Impact of fertiliser nitrogen formulation, and N stabilisers on nitrous oxide emissions in spring barley

https://doi.org/10.1016/j.agee.2016.08.031Get rights and content

Highlights

  • Nitrous oxide (N2O) emissions from this temperate spring cereal system were substantially lower than the 1% IPCC default emission factor ascross all fertiliser types.

  • N2O emissions varied depending on fertiliser N formulation and N stabiliser.

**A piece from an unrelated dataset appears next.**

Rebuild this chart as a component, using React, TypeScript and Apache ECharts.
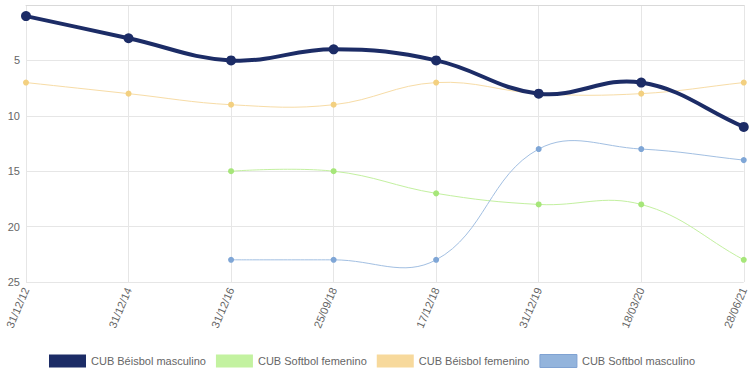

  • Cropping system-specific emission factors are required to represent N2O emissions more accurately.

Abstract

The application of nitrogen (N) fertilisers to agricultural soils is a major source of nitrous oxide (N2O) emissions. The Intergovernmental Panel on Climate Change (IPCC) has set a default emission factor of 1% (EF1) for N fertiliser applied to managed agricultural soils. This value does not differentiate between different N fertiliser formulations or rates of N application. The objective of this field study under spring barley was to determine N2O EF’s for different N fertiliser formulations including urea and urea stabilised with the nitrification inhibitor dicyandiamide (DCD) and/or the urease inhibitor N-(n-butyl) thiophosphoric triamide (NBPT) and to evaluate their N2O loss abatement potential relative to calcium ammonium nitrate (CAN). The highest EF1 measured was 0.49% for CAN which was less than half the IPCC default value of 1%. While the urease inhibitor did not reduce emissions relative to CAN; the nitrification inhibitor significantly reduced emissions compared to CAN with EF1 as low as 0.00% for a typical spring barley site. There was no significant impact of CAN or urea application rate on EF1 but there was a significant negative relationship observed for urea in 2013. The study highlights the importance of generating higher Tier emission factors in terms of fertiliser type for use in national inventories.

Introduction

Concentrations of atmospheric greenhouse gases (GHGs) have increased since the beginning of the industrial era, due to anthropogenic activities (U.S. EPA, 2015). Between 1990 and 2005, global non-carbon dioxide (CO2) GHG emissions grew by 10% to approximately 10,800 megatons CO2 equivalent (Mt CO2 eq) and are expected to increase by 43% by 2030 (U.S. EPA, 2012). Globally, the agriculture sector accounts for the largest proportion of non-CO2 GHG emissions, accounting for 54% in 2005 (U.S. EPA, 2012). Nitrous oxide comprises approximately 32% of agricultural emissions (U.S. EPA, 2012) and is a potent GHG, with a global warming potential 265 times that of CO2 over a 100 year time frame (Myhre et al., 2013). The atmospheric concentration of N2O has increased at an average rate of 0.75 ppb yr−1, rising 20% since 1750 to 324 ppb (IPCC, 2014). Emissions associated with nitrogen (N) application to agricultural soils comprise 60% of global N2O emissions and are projected to increase from 6.1 to over 7 Tg N2O-N yr−1 by 2030, due to increased global population and food demand (Reay et al., 2012). The use of mineral fertilisers has been one of the principal drivers of this increase in emissions (Davidson, 2009). Excess N application has resulted in enhanced reactive N losses to the environment (Bell et al., 2015). Furthermore N2O is the single most important ozone-depleting gas and is expected to remain so throughout the 21st century (Ravishankara et al., 2009).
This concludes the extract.